● Problem details:
Write out every line exactly, from the start of the records below to the line with "a_ticks = [3, 6]", and stop there. Don't write out the pictures.

● Material for the task:
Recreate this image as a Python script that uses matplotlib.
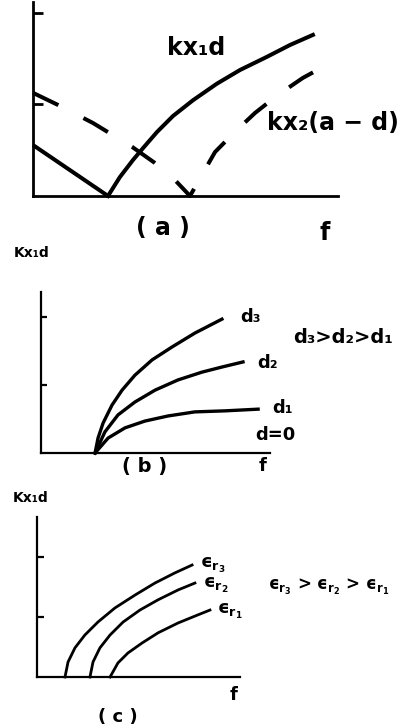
import matplotlib.pyplot as plt

plt.rcParams["mathtext.fontset"] = "dejavusans"

# ---- panel (a): kx1*d (solid) and kx2*(a-d) (dashed) against f
a_left_f = [0.0, 2.46]
a_left_k = [1.67, 0.0]
a_kx1_f = [2.46, 2.85, 3.28, 3.61, 4.07, 4.59, 5.25, 6.03, 6.79, 7.67, 8.43, 9.18]
a_kx1_k = [0.0, 0.62, 1.18, 1.57, 2.10, 2.62, 3.14, 3.68, 4.13, 4.56, 4.95, 5.28]
a_kx2_f = [0.0, 0.89, 1.97, 2.66, 3.25, 4.00, 4.59, 5.15,
           5.54, 5.97, 6.62, 7.28, 8.03, 8.85, 9.64]
a_kx2_k = [3.38, 2.95, 2.39, 1.97, 1.61, 1.08, 0.59, 0.0,
           0.69, 1.44, 2.10, 2.72, 3.31, 3.87, 4.30]
a_ticks = [3, 6]

# ---- panel (b): kx1*d for three thicknesses d
b_d3_f = [2.36, 2.49, 2.71, 3.10, 3.54, 4.10, 4.85, 5.72, 6.72, 7.90]
b_d3_k = [0.0, 0.44, 0.88, 1.41, 1.85, 2.29, 2.74, 3.12, 3.53, 3.94]
b_d2_f = [2.36, 2.79, 3.36, 4.10, 4.98, 5.98, 7.03, 7.90, 8.82]
b_d2_k = [0.0, 0.62, 1.12, 1.50, 1.85, 2.15, 2.38, 2.53, 2.68]
b_d1_f = [2.36, 2.93, 3.67, 4.54, 5.55, 6.72, 8.03, 9.48]
b_d1_k = [0.0, 0.44, 0.74, 0.94, 1.09, 1.21, 1.24, 1.29]
b_ticks = [2, 4]

# ---- panel (c): kx1*d for three permittivities
c_e3_f = [1.38, 1.53, 1.87, 2.36, 3.00, 3.84, 4.83, 5.81, 6.80, 7.64]
c_e3_k = [0.0, 0.50, 0.97, 1.40, 1.83, 2.30, 2.73, 3.13, 3.47, 3.73]
c_e2_f = [2.61, 2.76, 3.10, 3.60, 4.24, 5.07, 5.96, 6.95, 7.78]
c_e2_k = [0.0, 0.50, 0.97, 1.40, 1.83, 2.23, 2.57, 2.90, 3.13]
c_e1_f = [3.60, 3.99, 4.48, 5.17, 5.96, 6.95, 7.93, 8.52]
c_e1_k = [0.0, 0.47, 0.80, 1.13, 1.47, 1.80, 2.07, 2.23]
c_ticks = [2, 4]

BOLD = dict(fontweight="bold", family="DejaVu Sans", color="black")


def setup(ax, xmax, ymax, ticks, spine_w, tick_len):
    ax.set_xlim(0, xmax)
    ax.set_ylim(0, ymax)
    for s in ["top", "right"]:
        ax.spines[s].set_visible(False)
    for s in ["left", "bottom"]:
        ax.spines[s].set_linewidth(spine_w)
    ax.set_xticks([])
    ax.set_yticks(ticks)
    ax.set_yticklabels([])
    ax.tick_params(axis="y", direction="in", length=tick_len, width=spine_w)
    ax.patch.set_alpha(0)


def eps(n):
    return "ϵ" + r"$_{\mathbf{r}_{\mathbf{%s}}}$" % n


fig = plt.figure(figsize=(4.16, 7.25), dpi=100)

# (a)
ax = fig.add_axes([0.0793, 0.7297, 0.733, 0.2676])
setup(ax, 10.0, 6.36, a_ticks, 2.0, 7)
ax.plot(a_left_f, a_left_k, color="black", lw=2.9, solid_capstyle="butt", clip_on=False)
ax.plot(a_kx1_f, a_kx1_k, color="black", lw=2.9, solid_joinstyle="round", clip_on=False)
ax.plot(a_kx2_f, a_kx2_k, color="black", lw=2.9, dashes=(7, 7), clip_on=False)
ax.text(4.39, 4.62, "kx₁d", fontsize=17, ha="left", va="baseline", **BOLD)
ax.text(7.67, 2.16, "kx₂(a − d)", fontsize=17, ha="left", va="baseline", clip_on=False, **BOLD)
ax.text(4.26, -1.05, "( a )", fontsize=17, ha="center", va="center", **BOLD)
ax.text(9.57, -1.21, "f", fontsize=17, ha="center", va="center", **BOLD)

# (b)
ax = fig.add_axes([0.0986, 0.3752, 0.5505, 0.2221])
setup(ax, 10.0, 4.74, b_ticks, 1.6, 4.5)
for fx, ky in [(b_d3_f, b_d3_k), (b_d2_f, b_d2_k), (b_d1_f, b_d1_k)]:
    ax.plot(fx, ky, color="black", lw=2.4, solid_joinstyle="round", clip_on=False)
ax.text(8.69, 3.85, "d₃", fontsize=13, ha="left", va="baseline", **BOLD)
ax.text(9.43, 2.50, "d₂", fontsize=13, ha="left", va="baseline", **BOLD)
ax.text(10.09, 1.18, "d₁", fontsize=13, ha="left", va="baseline", **BOLD)
ax.text(9.34, 0.38, "d=0", fontsize=13, ha="left", va="baseline", **BOLD)
ax.text(11.0, 3.24, "d₃>d₂>d₁", fontsize=14, ha="left", va="baseline", **BOLD)
ax.text(4.54, -0.41, "( b )", fontsize=14, ha="center", va="center", **BOLD)
ax.text(9.69, -0.38, "f", fontsize=13, ha="center", va="center", **BOLD)
ax.text(-0.39, 5.88, "Kx₁d", fontsize=10, ha="center", va="center", **BOLD)

# (c)
ax = fig.add_axes([0.0889, 0.0662, 0.488, 0.2207])
setup(ax, 10.0, 5.33, c_ticks, 1.6, 5)
for fx, ky in [(c_e3_f, c_e3_k), (c_e2_f, c_e2_k), (c_e1_f, c_e1_k)]:
    ax.plot(fx, ky, color="black", lw=2.0, solid_joinstyle="round", clip_on=False)
ax.text(8.03, 3.63, eps(3), fontsize=13, ha="left", va="baseline", **BOLD)
ax.text(8.18, 2.97, eps(2), fontsize=13, ha="left", va="baseline", **BOLD)
ax.text(8.87, 2.10, eps(1), fontsize=13, ha="left", va="baseline", **BOLD)
ax.text(11.38, 3.0, eps(3) + " > " + eps(2) + " > " + eps(1),
        fontsize=12, ha="left", va="center", **BOLD)
ax.text(9.66, -0.6, "f", fontsize=13, ha="center", va="center", **BOLD)
ax.text(3.99, -1.33, "( c )", fontsize=13, ha="center", va="center", **BOLD)
ax.text(-0.3, 5.97, "Kx₁d", fontsize=10, ha="center", va="center", **BOLD)

fig.savefig("out.png", dpi=100)
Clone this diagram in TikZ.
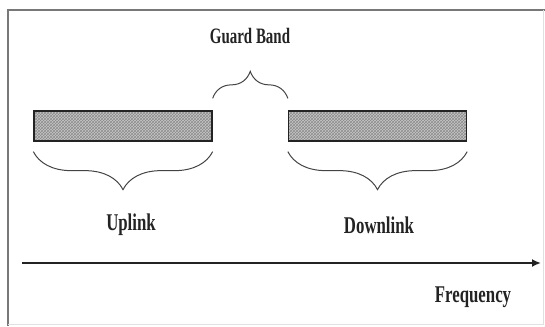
\documentclass[tikz,border=0pt]{standalone}
\usepackage{fontspec}
\setmainfont{Liberation Serif}
\definecolor{inkgray}{RGB}{35,35,35}
\definecolor{framegray}{RGB}{120,120,120}
\usepackage{tikz}
\usetikzlibrary{positioning, arrows.meta, patterns, decorations.pathreplacing}

\begin{document}
\begin{tikzpicture}[x=1pt, y=-1pt,
  band/.style={draw=inkgray, line width=1.3pt, inner sep=0pt,
    minimum width=178pt, minimum height=30pt,
    preaction={fill=black!22}, pattern=crosshatch, pattern color=black!45},
  brc/.style={decorate, decoration={brace, amplitude=#1},
    draw=inkgray!85, line width=1pt},
  lbl/.style={font=\fontsize{24}{27}\selectfont\bfseries, text=inkgray,
    xscale=0.7, inner sep=0pt},
  arw/.style={-{Latex[length=9pt, width=8pt]}, line width=2pt, inkgray},
]
\useasboundingbox (0,0) rectangle (545,326);

% frame
\draw[framegray, line width=1.5pt] (8,326) -- (8,10) -- (545,10);
\draw[black!12, line width=1pt] (543.5,10) -- (543.5,324.5) -- (8,324.5);

% bands
\node[band] (ul) at (123,126) {};
\node[band] (dl) at (377.5,126) {};

% braces
\draw[brc=38pt] ([yshift=-10pt]ul.south east) -- ([yshift=-10pt]ul.south west);
\draw[brc=38pt] ([yshift=-10pt]dl.south east) -- ([yshift=-10pt]dl.south west);
\draw[brc=27pt] ([yshift=12pt]ul.north east) -- ([yshift=12pt]dl.north west);

% labels
\node[lbl, font=\fontsize{22}{25}\selectfont\bfseries, xscale=0.97] (gb) at (250,36) {Guard Band};
\node[lbl] (up) at (131,225) {Uplink};
\node[lbl] (dn) at (379,225) {Downlink};

% frequency axis
\coordinate (f0) at (22,263);
\coordinate (f1) at (541,263);
\draw[arw] (f0) -- (f1);
\node[lbl] (fq) at (473,297) {Frequency};
\end{tikzpicture}
\end{document}
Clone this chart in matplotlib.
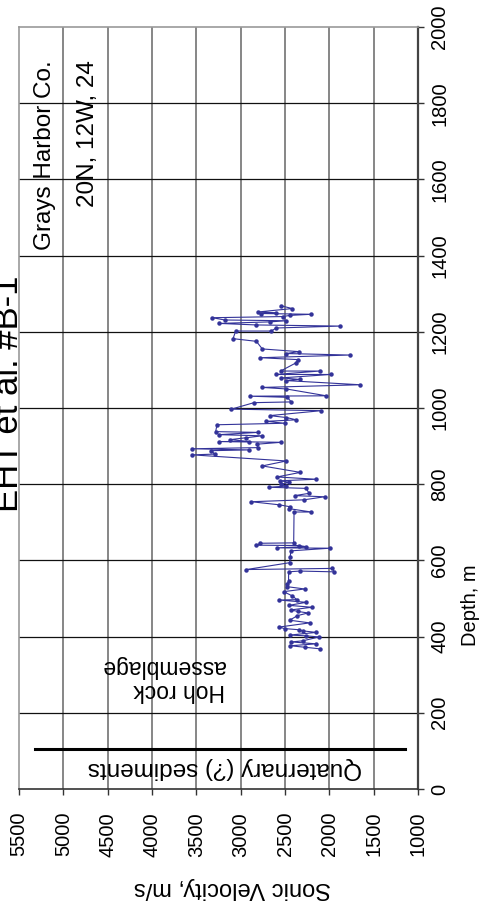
import matplotlib
matplotlib.use("Agg")
import matplotlib.pyplot as plt

plt.rcParams['font.family'] = ['Liberation Sans', 'DejaVu Sans']

depth = [368, 372, 376, 381, 386, 389, 399, 402, 404, 411, 415, 418, 421, 425, 436, 443,
         455, 462, 466, 470, 477, 482, 490, 496, 497, 507, 518, 525, 531, 537, 545, 570,
         572, 570, 579, 576, 594, 610, 625, 632, 633, 636, 639, 640, 645, 646, 727, 727,
         736, 741, 746, 754, 759, 767, 770, 776, 789, 792, 795, 800, 805, 809, 813, 819,
         831, 848, 861, 877, 879, 888, 890, 893, 896, 905, 910, 912, 912, 917, 922, 927,
         930, 936, 938, 956, 960, 965, 969, 975, 980, 993, 997, 1014, 1016, 1028, 1031,
         1032, 1050, 1054, 1061, 1072, 1075, 1079, 1088, 1088, 1097, 1097, 1118, 1127,
         1132, 1139, 1143, 1148, 1155, 1175, 1182, 1202, 1202, 1210, 1215, 1218, 1222,
         1226, 1229, 1231, 1237, 1240, 1243, 1246, 1248, 1250, 1252, 1261, 1268]
velocity = [2109, 2278, 2440, 2147, 2429, 2297, 2117, 2260, 2447, 2147, 2297, 2342, 2504,
            2568, 2222, 2447, 2360, 2241, 2353, 2436, 2196, 2455, 2260, 2568, 2365, 2420,
            2515, 2278, 2474, 2478, 2460, 2459, 2335, 1947, 1966, 2936, 2447, 2440, 2436,
            1996, 2590, 2260, 2342, 2823, 2778, 2402, 2398, 2203, 2459, 2447, 2568, 2880,
            2286, 2053, 2391, 2229, 2260, 2681, 2485, 2541, 2455, 2553, 2147, 2590, 2327,
            2756, 2485, 3545, 3293, 3331, 2906, 3545, 2805, 2816, 2541, 3244, 2906, 3117,
            2936, 2756, 3244, 2805, 3282, 3267, 2504, 2711, 2372, 2485, 2673, 2090, 3105,
            2850, 2429, 2474, 2899, 2034, 2485, 2756, 1651, 2493, 2335, 2541, 1985, 2605,
            2109, 2549, 2380, 2353, 2778, 1771, 2485, 2346, 2756, 2823, 3086, 3056, 2654,
            2600, 1876, 2823, 3244, 2673, 2485, 3180, 3320, 2523, 2447, 2203, 2767, 2598,
            2805, 2417, 2541]

vel_ticks = [5500, 5000, 4500, 4000, 3500, 3000, 2500, 2000, 1500, 1000]
depth_ticks = [0, 200, 400, 600, 800, 1000, 1200, 1400, 1600, 1800, 2000]
contact_depth = 105
contact_vel = [5320, 1147]

W, H = 493, 915
fig = plt.figure(figsize=(W / 100, H / 100), dpi=100)
ax = fig.add_axes([19 / W, 126 / H, 399 / W, 762 / H])
ax.set_xlim(5500, 1000)
ax.set_ylim(0, 2000)
ax.set_xticks(vel_ticks)
ax.set_yticks(depth_ticks)

for v in vel_ticks[1:-1]:
    ax.axvline(v, color='#666666', lw=1.1, zorder=1)
for d in depth_ticks[1:-1]:
    ax.axhline(d, color='#111111', lw=0.9, zorder=1)

ax.plot(velocity, depth, color='#333399', lw=0.8, marker='o', markersize=2.2,
        zorder=3)
ax.plot(contact_vel, [contact_depth, contact_depth], color='black', lw=2.2, zorder=3)

ax.text(3177, 55, 'Quaternary (?) sediments', rotation=180, ha='center', va='center',
        fontsize=17.5)
ax.text(3876, 291, 'Hoh rock\nassemblage', rotation=180, ha='center', va='center',
        multialignment='left', fontsize=16.5, linespacing=1.05)

for s in ['left', 'top']:
    ax.spines[s].set_color('#999999')
    ax.spines[s].set_linewidth(1.2)
ax.spines['right'].set_color('#444444')
ax.spines['right'].set_linewidth(1.6)
ax.spines['bottom'].set_color('#333333')
ax.spines['bottom'].set_linewidth(1.2)

ax.xaxis.tick_bottom()
ax.yaxis.tick_right()
ax.tick_params(axis='x', direction='out', length=4, width=1, color='#333333',
               labelsize=14.5, labelrotation=90, pad=12.5)
ax.tick_params(axis='y', direction='out', length=4, width=1, color='#333333',
               labelsize=14.5, labelrotation=90, pad=5, left=False)
for lab in ax.get_xticklabels():
    lab.set_va('top')
for lab in ax.get_yticklabels():
    lab.set_va('center')

fig.text(232 / W, 1 - 888 / H, 'Sonic Velocity, m/s', rotation=180, ha='center',
         va='center', fontsize=17)
fig.text(470 / W, 1 - 605 / H, 'Depth, m', rotation=90, ha='center', va='center',
         fontsize=14.5)
fig.text(25 / W, 1 - 394 / H, 'EHT et al. #B-1', rotation=90, ha='right', va='center',
         fontsize=25)
fig.text(45 / W, 1 - 60 / H, 'Grays Harbor Co.', rotation=90, ha='center', va='top',
         fontsize=17.5)
fig.text(88 / W, 1 - 60 / H, '20N, 12W, 24', rotation=90, ha='center', va='top',
         fontsize=17.5)

fig.savefig('out.png', dpi=100)
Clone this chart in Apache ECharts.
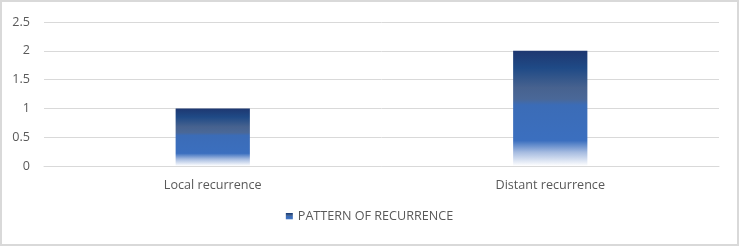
<!DOCTYPE html>
<html><head><meta charset="utf-8">
<script src="https://cdn.jsdelivr.net/npm/echarts@6/dist/echarts.min.js"></script>
<style>
html,body{margin:0;padding:0;background:#fff;}
#wrap{position:absolute;left:0;top:0;width:735px;height:242px;border:2px solid #d9d9d9;}
#c{width:735px;height:242px;}
</style></head>
<body><div id="wrap"><div id="c"></div></div>
<script>
const categories = ["Local recurrence", "Distant recurrence"];
const values = [1, 2];
const seriesName = "PATTERN OF RECURRENCE";
const yTicks = [0, 0.5, 1, 1.5, 2, 2.5];

const grad = new echarts.graphic.LinearGradient(0, 0, 0, 1, [
  {offset: 0, color: '#1e3770'},
  {offset: 0.15, color: '#1f4a86'},
  {offset: 0.32, color: '#47628f'},
  {offset: 0.42, color: '#4a6898'},
  {offset: 0.47, color: '#3b6cb7'},
  {offset: 0.78, color: '#3b6fbf'},
  {offset: 0.88, color: '#a5bbe0'},
  {offset: 1, color: '#ffffff'}
]);

const chart = echarts.init(document.getElementById('c'));
chart.setOption({
  animation: false,
  grid: {left: 42, right: 18, top: 20, bottom: 78, containLabel: false},
  legend: {
    data: [{name: seriesName, icon: 'rect'}], bottom: 16, left: 'center',
    itemWidth: 7, itemHeight: 7, itemGap: 5,
    textStyle: {color: '#595959', fontSize: 12.6, fontFamily: 'Open Sans'}
  },
  xAxis: {
    type: 'category', data: categories,
    axisLine: {show: true, lineStyle: {color: '#d9d9d9'}},
    axisTick: {show: false},
    axisLabel: {color: '#595959', fontSize: 12.6, fontFamily: 'Open Sans', margin: 13}
  },
  yAxis: {
    type: 'value', min: yTicks[0], max: yTicks[yTicks.length-1], interval: 0.5,
    axisLine: {show: false}, axisTick: {show: false},
    splitLine: {lineStyle: {color: '#d9d9d9'}},
    axisLabel: {color: '#595959', fontSize: 12.6, fontFamily: 'Open Sans', margin: 14}
  },
  series: [{
    name: seriesName, type: 'bar', data: values, barWidth: '22%',
    itemStyle: {color: grad}
  }]
});
</script></body></html>
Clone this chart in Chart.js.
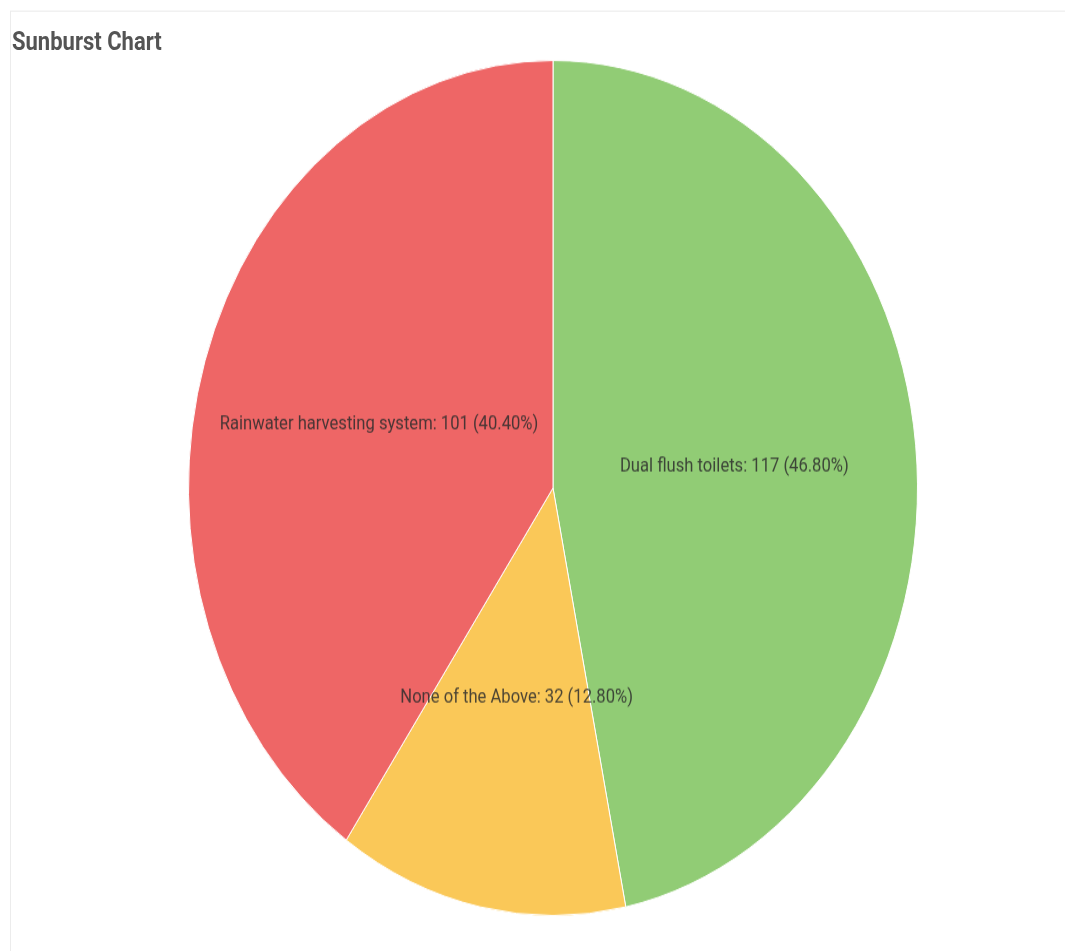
<!DOCTYPE html>
<html>
<head>
<meta charset="utf-8">
<script src="https://cdn.jsdelivr.net/npm/chart.js@4.4.1/dist/chart.umd.min.js"></script>
<style>
  html, body { margin: 0; padding: 0; background: #fff; width: 1065px; height: 951px; overflow: hidden; }
  #page {
    position: absolute; left: 0; top: 0; width: 1065px; height: 811px;
    transform: scaleY(1.173); transform-origin: 0 0;
  }
  #card {
    position: absolute; left: 10px; top: 8.5px; right: -5px; bottom: -20px;
    border: 1px solid #ececec;
  }
  #title {
    position: absolute; left: 12px; top: 23px;
    font: bold 22px Roboto, sans-serif; color: #545454;
  }
  #chart { position: absolute; left: 188px; top: 51px; }
</style>
</head>
<body>
<div id="page">
  <div id="card"></div>
  <div id="title">Sunburst Chart</div>
  <canvas id="chart" width="730" height="730"></canvas>
</div>
<script>
const labels = ["Dual flush toilets", "None of the Above", "Rainwater harvesting system"];
const values = [117, 32, 101];
const colors = ["#91cc75", "#fac858", "#ee6666"];

const total = values.reduce((a, b) => a + b, 0);

const sliceLabels = {
    id: "sliceLabels",
    afterDatasetsDraw(chart) {
        const ctx = chart.ctx;
        const meta = chart.getDatasetMeta(0);
        ctx.save();
        ctx.font = "16.6px Roboto";
        ctx.fillStyle = "rgba(45,45,45,0.85)";
        ctx.textAlign = "center";
        ctx.textBaseline = "middle";
        meta.data.forEach((arc, i) => {
            const pos = arc.tooltipPosition();
            const pct = (values[i] / total * 100).toFixed(2);
            ctx.fillText(labels[i] + ": " + values[i] + " (" + pct + "%)", pos.x, pos.y);
        });
        ctx.restore();
    }
};

new Chart(document.getElementById("chart"), {
    type: "pie",
    data: {
        labels: labels,
        datasets: [{
            data: values,
            backgroundColor: colors,
            borderColor: "#fff",
            borderWidth: 1
        }]
    },
    options: {
        responsive: false,
        animation: false,
        layout: { padding: 0 },
        plugins: {
            legend: { display: false },
            tooltip: { enabled: false }
        }
    },
    plugins: [sliceLabels]
});
</script>
</body>
</html>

● Output for this exercise:
Recreate this image as a Python script that uses matplotlib.
import matplotlib.pyplot as plt

plt.rcParams["mathtext.fontset"] = "dejavusans"

# ---- panel (a): kx1*d (solid) and kx2*(a-d) (dashed) against f
a_left_f = [0.0, 2.46]
a_left_k = [1.67, 0.0]
a_kx1_f = [2.46, 2.85, 3.28, 3.61, 4.07, 4.59, 5.25, 6.03, 6.79, 7.67, 8.43, 9.18]
a_kx1_k = [0.0, 0.62, 1.18, 1.57, 2.10, 2.62, 3.14, 3.68, 4.13, 4.56, 4.95, 5.28]
a_kx2_f = [0.0, 0.89, 1.97, 2.66, 3.25, 4.00, 4.59, 5.15,
           5.54, 5.97, 6.62, 7.28, 8.03, 8.85, 9.64]
a_kx2_k = [3.38, 2.95, 2.39, 1.97, 1.61, 1.08, 0.59, 0.0,
           0.69, 1.44, 2.10, 2.72, 3.31, 3.87, 4.30]
a_ticks = [3, 6]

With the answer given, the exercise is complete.